Marisa Tomei is an Academy Award-winning American film and stage actress. Tomei followed up As the World Turns in 1987 with a role on the sitcom A Different World. Her breakthrough performance came in My Cousin Vinny (1992), for which she won the Oscar for Best Supporting Actress. After her Oscar win, she received a Screen Actor's Guild Award nomination for Outstanding Female Supporting Actor for Unhook the Stars. Next, she received an American Comedy Award nomination for Funniest Supporting Actress for Slums of Beverly Hills. She was nominated for a Satellite Award as Best Supporting Actress for What Women Want. She received a second Oscar nomination and a Golden Globe Award nomination for Best Supporting Actress for In The Bedroom (2001). Tomei has also done substantial work in the theater, including taking lead roles on Broadway In the early 1990s, Tomei dated Robert Downey, Jr. (her co-star in Only You). In 1999, she dated actor Dana Ashbrook and had a relationship with Frankie Pugliese. She tends to keep her personal life away from the media.
Indochine is an 1992 Academy Award winning French film that tells the story of a young Indochinese woman named Camille. The title refers to the colony of French Indochina, of which modern Vietnam was once a part.
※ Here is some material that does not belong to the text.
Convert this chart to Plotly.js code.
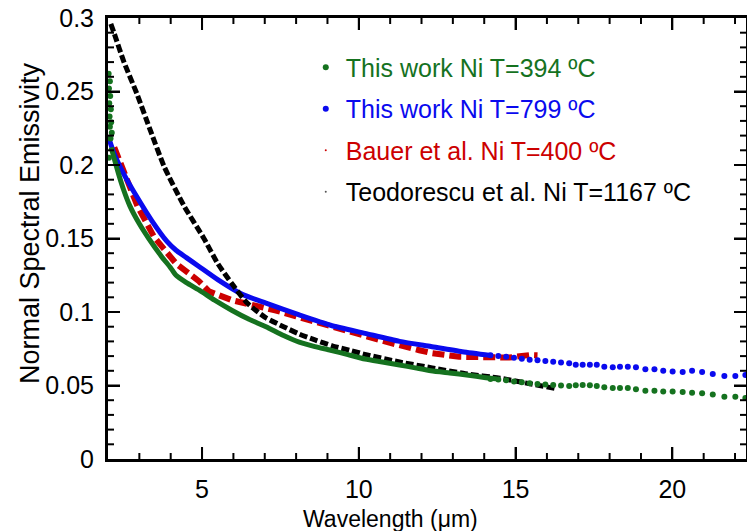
<!DOCTYPE html>
<html>
<head>
<meta charset="utf-8">
<script src="https://cdn.plot.ly/plotly-3.0.1.min.js"></script>
<style>html,body{margin:0;padding:0;background:#fff}#chart{width:747px;height:531px}</style>
</head>
<body>
<div id="chart"></div>
<script>
// ---- Data ----
const seriesNames = [
  'This work Ni T=394 ºC',
  'This work Ni T=799 ºC',
  'Bauer et al. Ni T=400 ºC',
  'Teodorescu et al. Ni T=1167 ºC'
];
const xTitle = 'Wavelength (μm)';
const yTitle = 'Normal Spectral Emissivity';

// This work, 394 C : dense continuous part
const green394_x = [2.1, 2.19, 2.35, 2.5, 2.7, 3.0, 3.3, 3.7, 4.0, 4.17, 4.5, 4.9, 5.4, 5.96, 6.5, 7.04, 7.6, 8.1, 8.6, 9.1, 9.65, 10.2, 10.75, 11.3, 11.8, 12.3, 12.9, 13.5, 14.0, 14.4];
const green394_y = [0.212, 0.205, 0.193, 0.183, 0.172, 0.160, 0.150, 0.138, 0.130, 0.125, 0.120, 0.115, 0.108, 0.101, 0.095, 0.090, 0.084, 0.0795, 0.0765, 0.074, 0.071, 0.068, 0.066, 0.064, 0.062, 0.060, 0.0585, 0.057, 0.0555, 0.0545];
// This work, 394 C : scattered points (start) and sparse tail
const green394pts_x = [2.02, 2.06, 2.03, 2.07, 2.04, 2.09, 2.05, 2.1, 2.06, 2.12, 2.08, 2.03,
  14.2, 14.45, 14.7, 14.95, 15.2, 15.45, 15.7, 15.95, 16.2, 16.45, 16.71, 16.92, 17.14, 17.37, 17.59, 17.83, 18.10, 18.33, 18.58, 18.84, 19.14, 19.43, 19.71, 20.01, 20.33, 20.63, 20.95, 21.29, 21.66, 22.01, 22.33];
const green394pts_y = [0.262, 0.257, 0.252, 0.247, 0.242, 0.238, 0.233, 0.229, 0.226, 0.222, 0.218, 0.205,
  0.0545, 0.0540, 0.0535, 0.0528, 0.0522, 0.0515, 0.0510, 0.0506, 0.0503, 0.0500, 0.0497, 0.0501, 0.0503, 0.0501, 0.0497, 0.0488, 0.0483, 0.0483, 0.0483, 0.0474, 0.0465, 0.0465, 0.0460, 0.0460, 0.0456, 0.0451, 0.0447, 0.0438, 0.0424, 0.0424, 0.0415];

// This work, 799 C
const blue799_x = [2.0, 2.19, 2.5, 2.93, 3.4, 3.88, 4.17, 4.5, 4.9, 5.5, 6.28, 7.04, 8.1, 9.1, 10.2, 11.3, 12.3, 13.3, 14.2];
const blue799_y = [0.220, 0.208, 0.194, 0.178, 0.162, 0.148, 0.142, 0.137, 0.131, 0.122, 0.112, 0.106, 0.098, 0.091, 0.0855, 0.080, 0.0765, 0.073, 0.0705];
const blue799pts_x = [14.2, 14.45, 14.7, 14.95, 15.2, 15.45, 15.7, 15.95, 16.2, 16.45, 16.71, 16.92, 17.14, 17.37, 17.59, 17.83, 18.10, 18.33, 18.58, 18.84, 19.14, 19.43, 19.71, 20.01, 20.33, 20.63, 20.95, 21.29, 21.66, 22.01, 22.33];
const blue799pts_y = [0.0705, 0.0700, 0.0695, 0.0688, 0.0682, 0.0676, 0.0671, 0.0667, 0.0662, 0.0657, 0.0651, 0.0642, 0.0642, 0.0642, 0.0642, 0.0628, 0.0624, 0.0628, 0.0628, 0.0624, 0.0610, 0.0610, 0.0601, 0.0596, 0.0592, 0.0601, 0.0592, 0.0578, 0.0565, 0.0565, 0.0572];

// Bauer et al., 400 C
const bauer_x = [2.2, 2.5, 2.67, 2.94, 3.47, 4.17, 4.9, 5.22, 5.96, 6.6, 7.36, 8.0, 8.64, 9.4, 10.23, 11.0, 11.93, 12.34, 13.2, 14.06, 14.8, 15.44, 15.7];
const bauer_y = [0.212, 0.196, 0.185, 0.172, 0.151, 0.133, 0.121, 0.114, 0.108, 0.105, 0.101, 0.097, 0.093, 0.089, 0.084, 0.079, 0.074, 0.072, 0.0695, 0.0687, 0.069, 0.0707, 0.0705];

// Teodorescu et al., 1167 C
const teo_x = [2.09, 2.19, 2.51, 2.93, 3.36, 3.79, 4.43, 5.06, 5.5, 5.96, 6.4, 6.72, 7.04, 7.6, 8.1, 8.6, 9.15, 9.7, 10.23, 11.3, 12.34, 13.4, 14.5, 15.5, 16.25];
const teo_y = [0.296, 0.290, 0.270, 0.248, 0.223, 0.199, 0.172, 0.150, 0.133, 0.119, 0.107, 0.101, 0.096, 0.090, 0.085, 0.081, 0.077, 0.074, 0.071, 0.066, 0.062, 0.058, 0.055, 0.051, 0.048];

// Axis ranges and tick positions
const xRange = [2, 22.35], yRange = [0, 0.3];
const xMajorTicks = [5, 10, 15, 20];
const xMinorTicks = [3, 4, 6, 7, 8, 9, 11, 12, 13, 14, 16, 17, 18, 19, 21, 22];
const yMajorTicks = [0.05, 0.1, 0.15, 0.2, 0.25];
const yMinorTicks = [0.01, 0.02, 0.03, 0.04, 0.06, 0.07, 0.08, 0.09, 0.11, 0.12, 0.13, 0.14, 0.16, 0.17, 0.18, 0.19, 0.21, 0.22, 0.23, 0.24, 0.26, 0.27, 0.28, 0.29];

// ---- Styles ----
const GREEN = '#15721f', BLUE = '#0a0aee', RED = '#cc0000', BLACK = '#000000';
const FONT = 'Liberation Sans, Arial, sans-serif';
const lbl = (c, t) => '<span style="color:' + c + '">' + t + '</span>';
const PLOT_W = 638, PLOT_H = 441, MAJOR_LEN = 12, MINOR_LEN = 6;

const traces = [
  {x: bauer_x, y: bauer_y, mode: 'lines', line: {color: RED, width: 6, dash: '12px,5px'}, showlegend: false},
  {x: blue799_x, y: blue799_y, mode: 'lines', line: {color: BLUE, width: 5, shape: 'spline', smoothing: 0.6}, showlegend: false},
  {x: blue799pts_x, y: blue799pts_y, mode: 'markers', marker: {color: BLUE, size: 6}, name: lbl(BLUE, seriesNames[1]), legendgroup: 'b', legendrank: 2},
  {x: teo_x, y: teo_y, mode: 'lines', line: {color: BLACK, width: 5, dash: '8px,3px', shape: 'spline', smoothing: 0.6}, showlegend: false},
  {x: green394_x, y: green394_y, mode: 'lines', line: {color: GREEN, width: 5, shape: 'spline', smoothing: 0.6}, showlegend: false},
  {x: green394pts_x, y: green394pts_y, mode: 'markers', marker: {color: GREEN, size: 6}, name: lbl(GREEN, seriesNames[0]), legendgroup: 'g', legendrank: 1},
  {x: [null], y: [null], mode: 'markers', marker: {color: RED, size: 2}, name: lbl(RED, seriesNames[2]), legendgroup: 'r', legendrank: 3},
  {x: [null], y: [null], mode: 'markers', marker: {color: '#555', size: 2}, name: lbl(BLACK, seriesNames[3]), legendgroup: 'k', legendrank: 4}
];

// Tick marks on all four sides, positioned through the axes' own scales
const tickLine = {color: '#000', width: 2};
const shapes = [];
function addXTicks(vals, len) {
  const h = len / PLOT_H;
  vals.forEach(v => {
    shapes.push({type: 'line', xref: 'x', yref: 'paper', x0: v, x1: v, y0: 0, y1: h, line: tickLine, layer: 'above'});
    shapes.push({type: 'line', xref: 'x', yref: 'paper', x0: v, x1: v, y0: 1, y1: 1 - h, line: tickLine, layer: 'above'});
  });
}
function addYTicks(vals, len) {
  const w = len / PLOT_W;
  vals.forEach(v => {
    shapes.push({type: 'line', xref: 'paper', yref: 'y', x0: 0, x1: w, y0: v, y1: v, line: tickLine, layer: 'above'});
    shapes.push({type: 'line', xref: 'paper', yref: 'y', x0: 1, x1: 1 - w, y0: v, y1: v, line: tickLine, layer: 'above'});
  });
}
addXTicks(xMajorTicks, MAJOR_LEN);
addXTicks(xMinorTicks, MINOR_LEN);
addYTicks(yMajorTicks, MAJOR_LEN);
addYTicks(yMinorTicks, MINOR_LEN);

const base = {
  showline: true, linecolor: '#000', linewidth: 3, mirror: 'ticks',
  ticks: 'inside', ticklen: MAJOR_LEN, tickwidth: 2, tickcolor: '#000',
  showgrid: false, zeroline: false, tickmode: 'linear', tick0: 0,
  tickfont: {family: FONT, size: 25, color: '#000'}
};

const layout = {
  width: 747, height: 531,
  margin: {l: 108, r: 1, t: 18, b: 72},
  font: {family: FONT, color: '#000'},
  showlegend: true,
  legend: {x: 0.31, y: 0.94, xanchor: 'left', yanchor: 'top', bgcolor: 'rgba(0,0,0,0)',
           font: {family: FONT, size: 25}, traceorder: 'grouped', tracegroupgap: 6},
  xaxis: Object.assign({}, base, {range: xRange, dtick: 5, ticklabelstandoff: 6}),
  yaxis: Object.assign({}, base, {range: yRange, dtick: 0.05, ticklabelstandoff: 6}),
  shapes: shapes,
  annotations: [
    {text: xTitle, xref: 'paper', yref: 'paper', x: (390 - 108) / PLOT_W, y: -(519 - 459) / PLOT_H,
     xanchor: 'center', yanchor: 'middle', showarrow: false, font: {family: FONT, size: 23, color: '#000'}},
    {text: yTitle, xref: 'paper', yref: 'paper', x: -(108 - 30) / PLOT_W, y: (459 - 223) / PLOT_H,
     xanchor: 'center', yanchor: 'middle', textangle: -90, showarrow: false, font: {family: FONT, size: 27, color: '#000'}}
  ]
};

Plotly.newPlot('chart', traces, layout, {staticPlot: true, displayModeBar: false});
</script>
</body>
</html>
The screenplay was written by Erik Orsenna, Louis Gardel Catherine Cohen and Régis Wargnier. It was directed by Wargnier. It stars Catherine Deneuve, Vincent Perez, Linh Dan Pham, Jean Yanne and Dominique Blanc.The movie won the Academy Awards for Best Foreign Language Film and Catherine Deneuve received a nomination for the Academy Award for Best Actress. It also won the Golden Globe Award for Best Foreign Film.
"A Whole New World" was the featured pop single from the soundtrack to the 1992 Disney movie Aladdin. It was composed by Alan Menken with lyrics by Tim Rice. The song is a ballad between the primary characters Aladdin and Jasmine about the new world they're going to discover together. The single version was performed by Peabo Bryson and Regina Belle and is heard over the end credits. The version heard during the narrative of the film was performed by Brad Kane and Lea Salonga, the singing voices for Aladdin and Princess Jasmine, respectively. They also performed the song in their characters at the 65th Academy Awards. "A Whole New World" won the 1992 Academy Award for Best Original Song, giving Alan Menken his third win and second consecutive after his 1991 award for "Beauty and the Beast". The song also won the 1992 Golden Globe Award for Best Original Song, also succeeding "Beauty and the Beast" in the award.